You know that scene in "The Day After Tomorrow" where New York freezes over and everyone runs around like headless chickens? Yeah. It's not fiction. It's Monday, February 23, 2026, and the American East Coast has turned into a white apocalypse.
A brutal blizzard — the kind that makes you question why anyone lives in the American Northeast — shut down the country's major airports. LaGuardia, Newark, Boston Logan, Philadelphia. All closed. All grounded.
The Numbers That Hurt the Wallet
Over 4,900 domestic flights canceled on Monday alone. That's nearly 20% of all flights scheduled in the U.S. that day. For perspective: the norm is 1%. One percent. We're talking about a cancellation rate twenty times above normal.
At LaGuardia, over 90% of flights were toast. Boston? Over 90% too. Philadelphia and Newark? Above 80%.
And the horror show didn't stop there. By Tuesday, another 1,576 flights were already canceled before the sun even came up. Half the flights out of Kennedy, LaGuardia, and Boston — axed.
Nearly six feet of snow in parts of New Jersey and Long Island. Insane winds. Zero visibility. The National Weather Service put out that warning everyone pretends isn't meant for them: "Travel will be treacherous."
The Airline Circus
Now here's the part that gives me a rash.
American Airlines, Delta, JetBlue, Spirit, United — they all made the magnanimous gesture of "waiving rebooking fees." Southwest was the most generous: they gave two weeks to rebook without paying a fare difference.
How lovely, right? What sweethearts.
But let's be real: waiving a cancellation fee when the flight simply doesn't exist isn't doing anyone a favor. It's the bare minimum. It's like a restaurant saying they won't charge you for the dish that never made it to your table.
Airlines cancel flights preemptively — and that makes operational sense, no doubt. Nobody wants planes and crews stuck in the wrong place. But the way they communicate this process is still garbage. Passengers sleeping on the floor of LaGuardia's Terminal B, hugging their luggage like pillows. The Reuters photo is heartbreaking — or infuriating, depending on your cynicism level.

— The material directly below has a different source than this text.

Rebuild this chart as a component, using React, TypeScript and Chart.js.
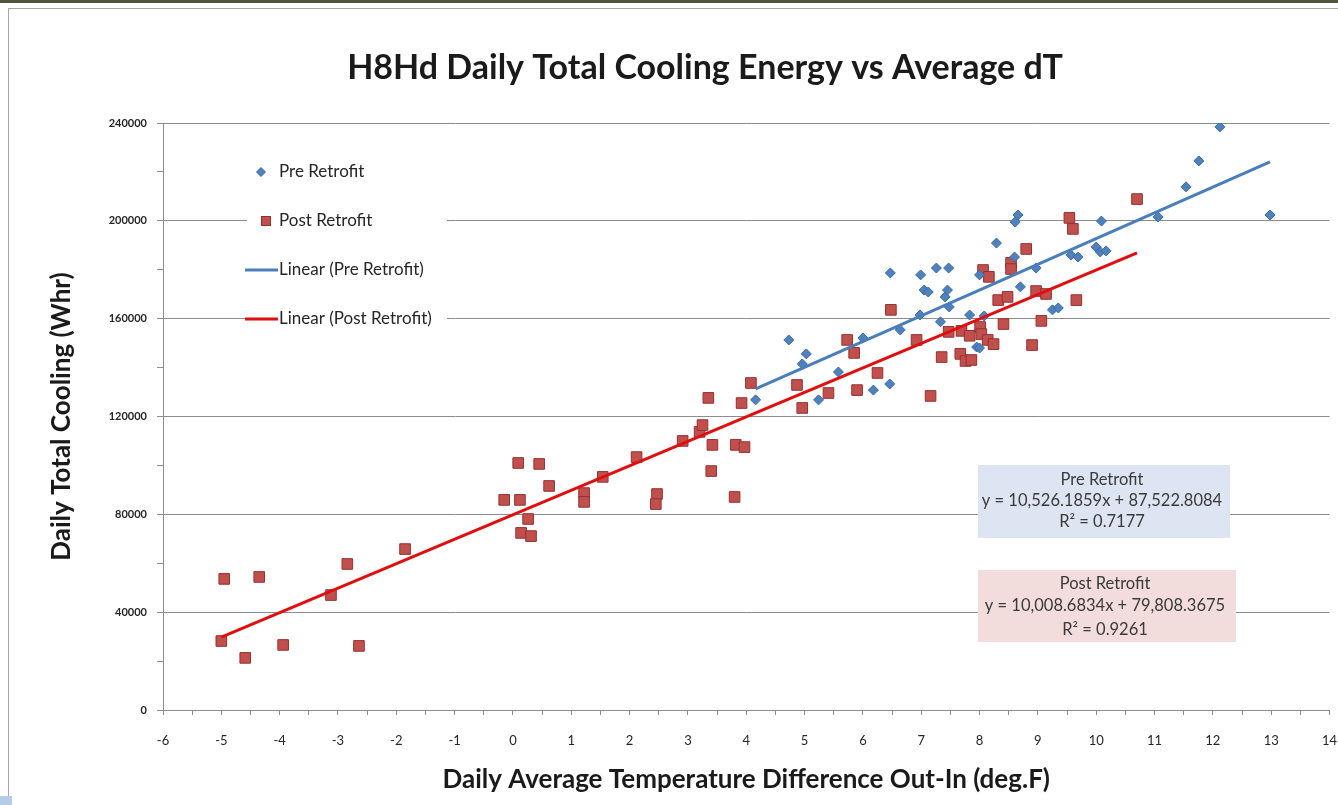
import React, { useEffect, useRef } from "react";
import { Chart, registerables } from "chart.js";

Chart.register(...registerables);

const TITLE = "H8Hd Daily Total Cooling Energy vs Average dT";
const X_TITLE = "Daily Average Temperature Difference Out-In (deg.F)";
const Y_TITLE = "Daily Total Cooling (Whr)";

const PRE_LABEL = "Pre Retrofit";
const POST_LABEL = "Post Retrofit";
const PRE_FIT_LABEL = "Linear (Pre Retrofit)";
const POST_FIT_LABEL = "Linear (Post Retrofit)";

// Pre retrofit (blue diamonds)
const preX = [4.16, 4.73, 4.96, 5.03, 5.24, 5.58, 6.0, 6.18, 6.47, 6.46, 6.64, 6.98, 6.99, 7.05, 7.26, 7.33, 7.12, 7.41, 7.45, 7.48, 7.47, 7.83, 7.95, 8.0, 8.0, 8.08, 8.29, 8.6, 8.61, 8.66, 8.7, 8.97, 9.25, 9.35, 9.57, 9.69, 10.0, 10.07, 10.17, 10.09, 11.06, 11.54, 11.76, 12.12, 12.98];
const preY = [126800, 151300, 141500, 145600, 126800, 138200, 152100, 130800, 178700, 133300, 155400, 161500, 177900, 171700, 180700, 158700, 170900, 168900, 171700, 164800, 180700, 161500, 148400, 148000, 177900, 161100, 190900, 185200, 199500, 202400, 173000, 180700, 163600, 164400, 186000, 185200, 189300, 187300, 187700, 199900, 201600, 213900, 224500, 238400, 202400];

// Post retrofit (red squares)
const postX = [-5.0, -4.95, -4.59, -4.35, -3.94, -3.12, -2.84, -2.64, -1.85, -0.15, 0.09, 0.12, 0.14, 0.26, 0.31, 0.45, 0.62, 1.22, 1.22, 1.54, 2.12, 2.47, 2.45, 2.91, 3.2, 3.25, 3.35, 3.42, 3.4, 3.82, 3.97, 3.8, 3.92, 4.08, 4.87, 4.96, 5.41, 5.73, 5.85, 5.9, 6.25, 6.48, 6.92, 7.16, 7.35, 7.47, 7.67, 7.76, 7.86, 7.69, 7.83, 8.01, 8.03, 8.14, 8.24, 8.06, 8.16, 8.32, 8.48, 8.41, 8.54, 8.54, 8.8, 8.9, 8.97, 9.06, 9.14, 9.54, 9.6, 9.66, 10.7];
const postY = [28200, 53600, 21300, 54400, 26600, 47000, 59700, 26200, 65800, 85900, 101000, 85900, 72400, 78100, 71100, 100600, 91600, 88700, 85100, 95300, 103400, 88300, 84200, 110000, 113700, 116500, 127600, 108400, 97700, 108400, 107500, 87100, 125500, 133700, 132900, 123500, 129600, 151300, 146000, 130800, 137800, 163600, 151300, 128400, 144300, 154600, 145600, 142700, 143100, 155000, 153000, 156600, 153700, 151300, 149600, 179900, 177100, 167600, 168900, 157800, 182800, 180300, 188500, 149200, 171300, 159100, 170100, 201200, 196700, 167600, 208900];

// Linear fits as printed on the chart
const preFit = { slope: 10526.1859, intercept: 87522.8084 };
const postFit = { slope: 10008.6834, intercept: 79808.3675 };
const preEqText = ["Pre Retrofit", "y = 10,526.1859x + 87,522.8084", "R² = 0.7177"];
const postEqText = ["Post Retrofit", "y = 10,008.6834x + 79,808.3675", "R² = 0.9261"];

const X_MIN = -6;
const X_MAX = 14;
const X_STEP = 0.5;
const Y_MIN = 0;
const Y_MAX = 240000;
const Y_STEP = 20000;
const Y_LABEL_STEP = 40000;

const FONT = 'Lato, "Open Sans", "DejaVu Sans", sans-serif';
const BLUE = "#4F81BD";
const BLUE_DARK = "#3A6AA6";
const RED = "#C0504D";
const RED_DARK = "#98302D";
const PRE_LINE = "#4A7EBB";
const POST_LINE = "#E00F0F";
const GRID = "#8C8C8C";

function fitLine(xs: number[], fit: { slope: number; intercept: number }) {
  const lo = Math.min(...xs);
  const hi = Math.max(...xs);
  return [
    { x: lo, y: fit.slope * lo + fit.intercept },
    { x: hi, y: fit.slope * hi + fit.intercept },
  ];
}

const overlayPlugin = {
  id: "overlay",
  afterDraw(chart: any) {
    const ctx = chart.ctx as CanvasRenderingContext2D;
    const ca = chart.chartArea;
    ctx.save();

    // Title
    ctx.fillStyle = "#1A1A1A";
    ctx.font = `bold 34px ${FONT}`;
    ctx.textAlign = "center";
    ctx.textBaseline = "middle";
    ctx.fillText(TITLE, ca.left + 542, ca.top - 55);

    // Legend (inside plot, top-left)
    const lx = ca.left + 84;
    const ly = ca.top + 27;
    ctx.fillStyle = "#FFFFFF";
    ctx.fillRect(lx, ly, 200, 186);
    const rows = [ly + 22, ly + 71, ly + 120, ly + 169];
    const textX = lx + 32;
    ctx.font = `17px ${FONT}`;
    ctx.textAlign = "left";
    ctx.textBaseline = "middle";
    // diamond
    ctx.fillStyle = BLUE;
    ctx.strokeStyle = BLUE_DARK;
    ctx.lineWidth = 1;
    ctx.beginPath();
    const dx = lx + 14, dy = rows[0];
    ctx.moveTo(dx, dy - 4.5);
    ctx.lineTo(dx + 4.5, dy);
    ctx.lineTo(dx, dy + 4.5);
    ctx.lineTo(dx - 4.5, dy);
    ctx.closePath();
    ctx.fill();
    ctx.stroke();
    // square
    ctx.fillStyle = RED;
    ctx.strokeStyle = RED_DARK;
    ctx.fillRect(lx + 14, rows[1] - 5, 10, 10);
    ctx.strokeRect(lx + 14.5, rows[1] - 4.5, 9, 9);
    // lines
    ctx.lineWidth = 3;
    ctx.strokeStyle = PRE_LINE;
    ctx.beginPath();
    ctx.moveTo(lx - 2, rows[2]);
    ctx.lineTo(lx + 31, rows[2]);
    ctx.stroke();
    ctx.strokeStyle = POST_LINE;
    ctx.beginPath();
    ctx.moveTo(lx - 2, rows[3]);
    ctx.lineTo(lx + 31, rows[3]);
    ctx.stroke();
    ctx.fillStyle = "#262626";
    ctx.fillText(PRE_LABEL, textX, rows[0]);
    ctx.fillText(POST_LABEL, textX, rows[1]);
    ctx.fillText(PRE_FIT_LABEL, textX, rows[2]);
    ctx.fillText(POST_FIT_LABEL, textX, rows[3]);

    // Equation boxes
    const drawBox = (x: number, y: number, w: number, h: number, fill: string, lines: string[], offs: number[]) => {
      ctx.fillStyle = fill;
      ctx.fillRect(x, y, w, h);
      ctx.fillStyle = "#3A3A3A";
      ctx.font = `16.5px ${FONT}`;
      ctx.textAlign = "center";
      ctx.textBaseline = "middle";
      lines.forEach((t, i) => ctx.fillText(t, x + w / 2 - 2, y + offs[i]));
    };
    drawBox(ca.left + 815, ca.top + 342, 252, 73, "#DCE5F1", preEqText, [15, 36, 57]);
    drawBox(ca.left + 815, ca.top + 447, 258, 72, "#F3DDDC", postEqText, [14, 36, 60]);

    ctx.restore();
  },
};

export default function App() {
  const ref = useRef<HTMLCanvasElement | null>(null);

  useEffect(() => {
    if (!ref.current) return;
    const preData = preX.map((x, i) => ({ x, y: preY[i] }));
    const postData = postX.map((x, i) => ({ x, y: postY[i] }));

    const chart = new Chart(ref.current, {
      type: "scatter",
      data: {
        datasets: [
          {
            type: "line",
            label: PRE_FIT_LABEL,
            data: fitLine(preX, preFit),
            borderColor: PRE_LINE,
            borderWidth: 3,
            pointRadius: 0,
            showLine: true,
            fill: false,
          } as any,
          {
            type: "line",
            label: POST_FIT_LABEL,
            data: fitLine(postX, postFit),
            borderColor: POST_LINE,
            borderWidth: 3,
            pointRadius: 0,
            showLine: true,
            fill: false,
          } as any,
          {
            label: PRE_LABEL,
            data: preData,
            pointStyle: "rectRot",
            pointRadius: 5,
            backgroundColor: BLUE,
            borderColor: BLUE_DARK,
            borderWidth: 1,
          },
          {
            label: POST_LABEL,
            data: postData,
            pointStyle: "rect",
            pointRadius: 7.5,
            backgroundColor: RED,
            borderColor: RED_DARK,
            borderWidth: 1,
          },
        ],
      },
      options: {
        responsive: false,
        animation: false,
        devicePixelRatio: 1,
        events: [],
        layout: { padding: { top: 123, left: 0, right: 7, bottom: 0 } },
        plugins: {
          legend: { display: false },
          tooltip: { enabled: false },
          title: { display: false },
        },
        scales: {
          x: {
            type: "linear",
            min: X_MIN,
            max: X_MAX,
            afterFit: (s: any) => {
              s.height = 95;
              s.paddingRight = 0;
              s.paddingLeft = 0;
            },
            ticks: {
              stepSize: X_STEP,
              autoSkip: false,
              maxRotation: 0,
              padding: 18,
              color: "#262626",
              font: { family: FONT, size: 13 },
              callback: (v: any) => (Number.isInteger(Number(v)) ? String(v) : ""),
            },
            grid: {
              drawOnChartArea: false,
              drawTicks: true,
              tickLength: 5,
              tickColor: GRID,
            },
            border: { display: true, color: GRID, width: 1 },
            title: {
              display: true,
              text: X_TITLE,
              color: "#1A1A1A",
              font: { family: FONT, size: 26, weight: "bold" },
              padding: { top: 0, bottom: 10 },
            },
          },
          y: {
            type: "linear",
            min: Y_MIN,
            max: Y_MAX,
            afterFit: (s: any) => {
              s.width = 163;
            },
            ticks: {
              stepSize: Y_STEP,
              autoSkip: false,
              padding: 10,
              color: "#262626",
              font: { family: FONT, size: 11, weight: "bold" },
              callback: (v: any) => (Number(v) % Y_LABEL_STEP === 0 ? String(v) : ""),
            },
            grid: {
              color: (c: any) => (c.tick && c.tick.value % Y_LABEL_STEP === 0 && c.tick.value !== 0 ? GRID : "rgba(0,0,0,0)"),
              tickColor: GRID,
              tickLength: 6,
              lineWidth: 1,
            },
            border: { display: true, color: GRID, width: 1 },
            title: {
              display: true,
              text: Y_TITLE,
              color: "#1A1A1A",
              font: { family: FONT, size: 26, weight: "bold" },
              padding: { top: 46, bottom: 0 },
            },
          },
        },
      },
      plugins: [overlayPlugin],
    });
    return () => chart.destroy();
  }, []);

  return (
    <div style={{ position: "absolute", left: 0, top: 0, width: 1338, height: 805, background: "#FFFFFF", overflow: "hidden" }}>
      <div style={{ position: "absolute", left: 0, top: 0, width: 1338, height: 3, background: "#55553F" }} />
      <div style={{ position: "absolute", left: 8, top: 8, width: 1330, height: 790, borderLeft: "1px solid #A8A8A8", borderTop: "1px solid #A8A8A8" }} />
      <div style={{ position: "absolute", left: 0, top: 796, width: 12, height: 9, background: "#B4CCE8" }} />
      <canvas ref={ref} width={1338} height={805} style={{ position: "absolute", left: 0, top: 0, width: 1338, height: 805 }} />
    </div>
  );
}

American Airlines and the Ghost of January
This is where the story gets juicier.
Remember the January blizzard? The one followed by absurd cold? American Airlines bled between 150 and 200 million dollars in lost revenue. Two hundred million. And it wasn't just money — it was reputation.
Crews were left stranded, sleeping in airports. Flight attendants and pilots took to social media to torch CEO Robert Isom's management. The tension between the frontline workers and the company's top brass got so ugly it became a cover story.
And now? Here we go again.
The question the market is asking — and one American's board should tattoo on their foreheads — is simple: how long until full recovery this time? Because every hour of delay in resuming operations is money burned, pissed-off passengers, and market share bleeding to the competition.
American said operations at LaGuardia, Kennedy, and Boston should resume on Tuesday. Philadelphia and Reagan are already back. But "should resume" and "resumed efficiently" are very, very different things.
What This Means for Investors
If you've got U.S. airlines in your portfolio, pay attention. Extreme weather events are getting more frequent and more violent. This isn't activist talk — it's actuarial data. And every blizzard like this eats operating margins for breakfast.
Delta has proven to be the most resilient in recovery. United is revamping its loyalty program (a sign they're looking at the long game). American keeps being the one that takes the worst beating.
Spirit, which is selling planes and calling flight attendants back from furlough ahead of spring break, is another case of operational fragility where any disruption of this magnitude could be the final push off the cliff.
Warren Buffett sold his airline positions a while back. The Oracle of Omaha knew: it's a business where you burn capital just to make God laugh at your plans.
So tell me: do you still think an airline is an "investment," or is it just a climate bet dressed up as a stock?